L’Italia deve mettersi alla testa di questa battaglia per una nuova sovranità europea. E deve farlo innanzitutto con la credibilità che solo un Piano nazionale per la ripresa e per la resilienza, serio, attuabile e basato su priorità chiare, potrà darci. Non per le condizioni che ci chiede qualche burocrate. Ma per le scelte che vogliamo fare, noi, come italiani, di fronte alla crisi.

Dobbiamo spendere presto e bene le risorse che stiamo mobilitando, ogni centesimo. Mettendovi al centro la crescita, sostenuta e sostenibile, e le speranze di milioni di giovani che abbiamo lasciato da soli a sostenere il costo della crisi, senza investire sulle loro opportunità, sulla loro formazione, sulla loro garanzia del reddito in ingresso nel mondo del lavoro.

È per questo che nell’annunciare il voto favorevole del gruppo del Partito democratico alla relazione presentata dal governo per chiedere un ulteriore scostamento finanziario, ribadisco che questo voto non è un atto formale, un passaggio burocratico, ma una scelta vissuta con consapevolezza e responsabilità rispetto a tutto quello che comporta.

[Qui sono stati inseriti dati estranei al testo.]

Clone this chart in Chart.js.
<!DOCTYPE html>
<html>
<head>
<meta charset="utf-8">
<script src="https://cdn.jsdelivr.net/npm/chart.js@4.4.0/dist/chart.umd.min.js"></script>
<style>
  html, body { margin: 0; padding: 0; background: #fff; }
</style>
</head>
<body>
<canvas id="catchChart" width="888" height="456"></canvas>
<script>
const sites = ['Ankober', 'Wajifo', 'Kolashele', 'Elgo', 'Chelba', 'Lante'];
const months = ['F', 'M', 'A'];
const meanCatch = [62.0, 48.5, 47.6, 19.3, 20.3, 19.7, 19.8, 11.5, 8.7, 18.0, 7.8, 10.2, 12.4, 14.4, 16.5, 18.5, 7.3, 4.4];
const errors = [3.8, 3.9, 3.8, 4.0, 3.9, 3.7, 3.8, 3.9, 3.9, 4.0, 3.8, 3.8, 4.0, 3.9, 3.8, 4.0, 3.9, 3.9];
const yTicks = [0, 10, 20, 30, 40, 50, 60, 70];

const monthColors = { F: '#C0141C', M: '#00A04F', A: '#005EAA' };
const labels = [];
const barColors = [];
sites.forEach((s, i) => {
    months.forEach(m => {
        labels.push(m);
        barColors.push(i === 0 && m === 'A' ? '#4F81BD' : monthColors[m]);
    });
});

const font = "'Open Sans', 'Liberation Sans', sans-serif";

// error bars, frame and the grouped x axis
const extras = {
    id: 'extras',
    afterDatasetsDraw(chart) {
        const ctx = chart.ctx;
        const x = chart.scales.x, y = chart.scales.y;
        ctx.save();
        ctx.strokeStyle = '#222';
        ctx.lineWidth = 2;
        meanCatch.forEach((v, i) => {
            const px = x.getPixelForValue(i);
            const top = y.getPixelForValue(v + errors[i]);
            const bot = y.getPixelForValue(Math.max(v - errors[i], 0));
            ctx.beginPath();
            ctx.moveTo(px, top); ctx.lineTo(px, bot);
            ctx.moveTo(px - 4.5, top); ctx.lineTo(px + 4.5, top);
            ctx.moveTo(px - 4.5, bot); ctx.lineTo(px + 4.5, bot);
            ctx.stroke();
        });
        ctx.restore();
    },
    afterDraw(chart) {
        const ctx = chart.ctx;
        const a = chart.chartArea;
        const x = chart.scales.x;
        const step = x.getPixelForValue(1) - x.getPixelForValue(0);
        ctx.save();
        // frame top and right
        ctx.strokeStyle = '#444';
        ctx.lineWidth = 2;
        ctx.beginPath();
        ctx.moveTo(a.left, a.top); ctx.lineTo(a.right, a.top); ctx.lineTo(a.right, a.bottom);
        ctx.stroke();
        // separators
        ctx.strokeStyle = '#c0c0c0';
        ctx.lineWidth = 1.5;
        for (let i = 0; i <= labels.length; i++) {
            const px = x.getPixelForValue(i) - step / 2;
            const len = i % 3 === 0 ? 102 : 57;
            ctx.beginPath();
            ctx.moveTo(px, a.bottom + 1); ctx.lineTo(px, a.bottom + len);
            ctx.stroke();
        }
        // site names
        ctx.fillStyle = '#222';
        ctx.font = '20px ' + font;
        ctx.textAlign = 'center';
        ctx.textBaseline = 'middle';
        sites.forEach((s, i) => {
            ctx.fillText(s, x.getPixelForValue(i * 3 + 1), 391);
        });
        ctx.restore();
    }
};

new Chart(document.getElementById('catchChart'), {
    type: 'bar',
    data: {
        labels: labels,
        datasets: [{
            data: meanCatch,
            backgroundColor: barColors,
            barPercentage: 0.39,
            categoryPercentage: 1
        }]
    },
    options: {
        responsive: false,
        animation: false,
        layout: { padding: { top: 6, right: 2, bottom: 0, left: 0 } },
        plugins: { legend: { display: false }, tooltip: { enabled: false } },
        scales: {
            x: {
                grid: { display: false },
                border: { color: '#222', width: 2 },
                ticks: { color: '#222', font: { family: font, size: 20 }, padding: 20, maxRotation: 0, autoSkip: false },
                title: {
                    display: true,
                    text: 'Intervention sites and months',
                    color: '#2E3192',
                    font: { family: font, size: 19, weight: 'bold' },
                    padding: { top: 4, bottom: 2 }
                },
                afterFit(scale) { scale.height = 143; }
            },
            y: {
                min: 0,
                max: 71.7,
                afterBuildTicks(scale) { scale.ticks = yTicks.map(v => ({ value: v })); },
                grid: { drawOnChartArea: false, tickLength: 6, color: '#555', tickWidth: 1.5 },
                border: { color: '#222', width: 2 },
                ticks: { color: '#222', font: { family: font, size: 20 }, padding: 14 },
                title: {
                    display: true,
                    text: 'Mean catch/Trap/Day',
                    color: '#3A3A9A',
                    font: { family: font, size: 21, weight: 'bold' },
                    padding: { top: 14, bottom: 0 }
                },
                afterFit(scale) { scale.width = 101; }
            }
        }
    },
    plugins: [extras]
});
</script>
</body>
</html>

Consapevolezza e responsabilità che da domani metteremo sulle sfide enormi che si aprono: (1) spendere bene le risorse italiane ed europee che stiamo mobilitando e (2) costruire un’Europa politica che completi l’unione commerciale e monetaria. Per raggiungere obiettivi di crescita economica, giustizia sociale e sostenibilità del debito. Per tutti noi e, da ultimo ma non ultimo, per le future generazioni di italiani e di europei.